WASHINGTON (CNN) -- The Obama team got off to a fast start in naming people to fill its administration.
President Obama has so far only filled 56 of the nearly 500 high-level appointees.
But then everything slowed down.
The Obama team promised to hit the ground running. And it did, naming political appointees to government positions at a record pace for the first seven weeks after the election. Then, suddenly, near the end of last year, the announcements slowed down.
"To some extent they're trying to build a plane and fly it at the same time. So there's no analog for what this administration is going through," says Michael Feldman, who was a White House official during the Clinton transition of 1992-1993.
So far, the Obama administration has announced 56 names for nearly five hundred high-level appointments that require Senate confirmation. Twenty-nine have been confirmed. That's actually a faster pace than the last two newly elected presidents.
But some key positions remain unfilled. Three Cabinet chairs are still vacant, in part because nominees withdrew their names after news of tax problems, federal investigations or ideological conflicts. The Obamaadministration is waiting to unveil a new health care initiative, but there's no Health and Human Services secretary.
Only two out of 15 Cabinet departments have a deputy secretary in place. Still vacant: deputy treasury secretary when that department is exercising enormous new power over the recovery plan; deputy education secretary when federal spending on education is growing fast.
Secretary of State Hillary Clinton went to China to discuss new policies on global warming. But only one of 14 political appointees at the Environmental Protection Agency has been confirmed.

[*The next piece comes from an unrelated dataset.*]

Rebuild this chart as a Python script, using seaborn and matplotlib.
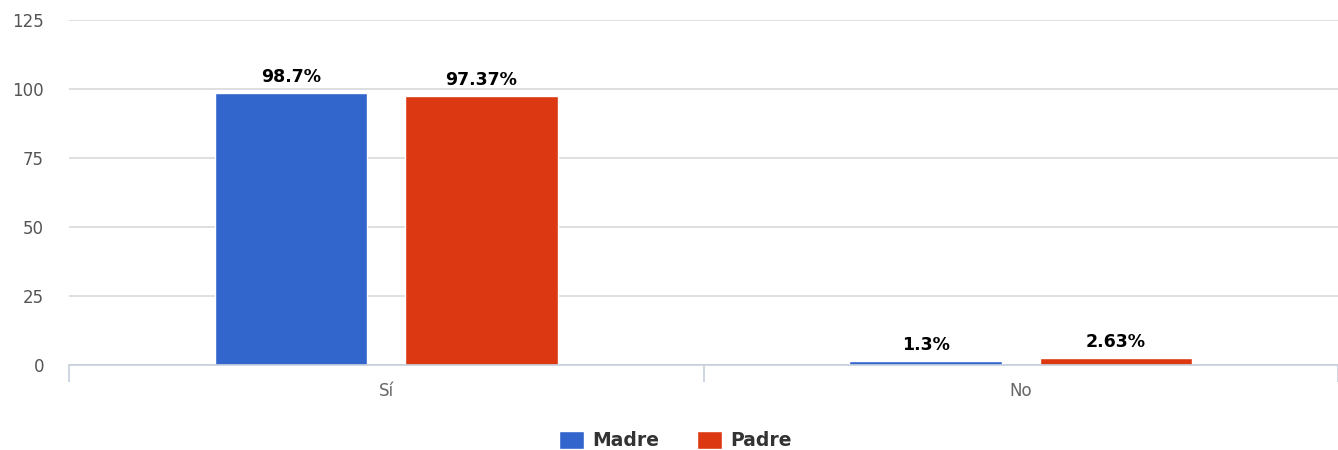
import seaborn as sns
from matplotlib import pyplot as plt
from matplotlib.patches import Patch
import pandas as pd

categories = ["Sí", "No"]
madre = [98.7, 1.3]
padre = [97.37, 2.63]
labels_madre = ["98.7%", "1.3%"]
labels_padre = ["97.37%", "2.63%"]
series = ["Madre", "Padre"]
colors = ["#3366CC", "#DC3912"]

df = pd.DataFrame({
    "categoria": categories * 2,
    "valor": madre + padre,
    "serie": ["Madre"] * 2 + ["Padre"] * 2,
})

sns.set_style("white")
plt.rcParams["font.family"] = ["DejaVu Sans"]
fig = plt.figure(figsize=(13.38, 4.5), dpi=100)
ax = fig.add_axes([0.0516, 0.189, 0.9484, 0.7666])

sns.barplot(
    data=df, x="categoria", y="valor", hue="serie",
    palette=colors, saturation=1, width=0.6, gap=0.2, ax=ax,
    edgecolor="white", linewidth=1, legend=False,
)

for container, labels in zip(ax.containers, [labels_madre, labels_padre]):
    ax.bar_label(container, labels=labels, padding=5,
                 fontsize=12.5, fontweight="bold", color="black")

ax.set_ylim(0, 125)
ax.set_yticks([0, 25, 50, 75, 100, 125])
ax.set_xlim(-0.5, 1.5)
ax.grid(axis="y", color="#d9d9d9", linewidth=1.2)
ax.set_axisbelow(True)
for s in ["top", "right", "left"]:
    ax.spines[s].set_visible(False)
ax.spines["bottom"].set_color("#c5cfdd")
ax.spines["bottom"].set_linewidth(1.2)

ax.tick_params(axis="y", length=0, labelsize=12, labelcolor="#555555", pad=18)
ax.tick_params(axis="x", which="major", length=0, labelsize=12,
               labelcolor="#666666", pad=12)
ax.set_xticks([-0.5, 0.5, 1.5], minor=True)
ax.tick_params(axis="x", which="minor", bottom=True, length=12,
               color="#c5cfdd", width=1.2)
ax.set_xlabel("")
ax.set_ylabel("")

handles = [Patch(facecolor=c, label=l) for c, l in zip(colors, series)]
leg = fig.legend(handles=handles, loc="lower center", ncol=2, frameon=False,
                 bbox_to_anchor=(0.505, -0.038), handlelength=1.33, handleheight=1.07,
                 columnspacing=2.0, handletextpad=0.45,
                 prop={"weight": "bold", "size": 13.5})
for t in leg.get_texts():
    t.set_color("#333333")

fig.savefig("out.png", dpi=100)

Also vacant: FEMA director, with tornado season beginning and after a disastrous ice storm shut down much of Kentucky.
One reason why things are stalled is that the vetting process has become tougher.
"There's also the political-media industrial complex that is scrutinizing every appointee and everybody's record as they move through the process," Feldman said.
In an interview with CNN, New York University professor Paul Light, an expert on the transition process, described what he called a ``brutal'' vetting process. Potential appointees have to answer a 63-item questionnaire about their record. Even e-mails are scrutinized.
All this takes place at a time of economic crisis when federal spending and regulation are expanding.
"This administration has set a very high bar, and to their credit, they're filling these positions and they're doing so at an unprecedented level of scrutiny and at a time when things are moving much more quickly," says Feldman.
Who's doing these jobs in the meantime? Career civil servants. The White House has to make sure all that recovery money gets spent, quickly, to boost the economy. That's a political imperative. The White House needs people on the Obama team to carry it out.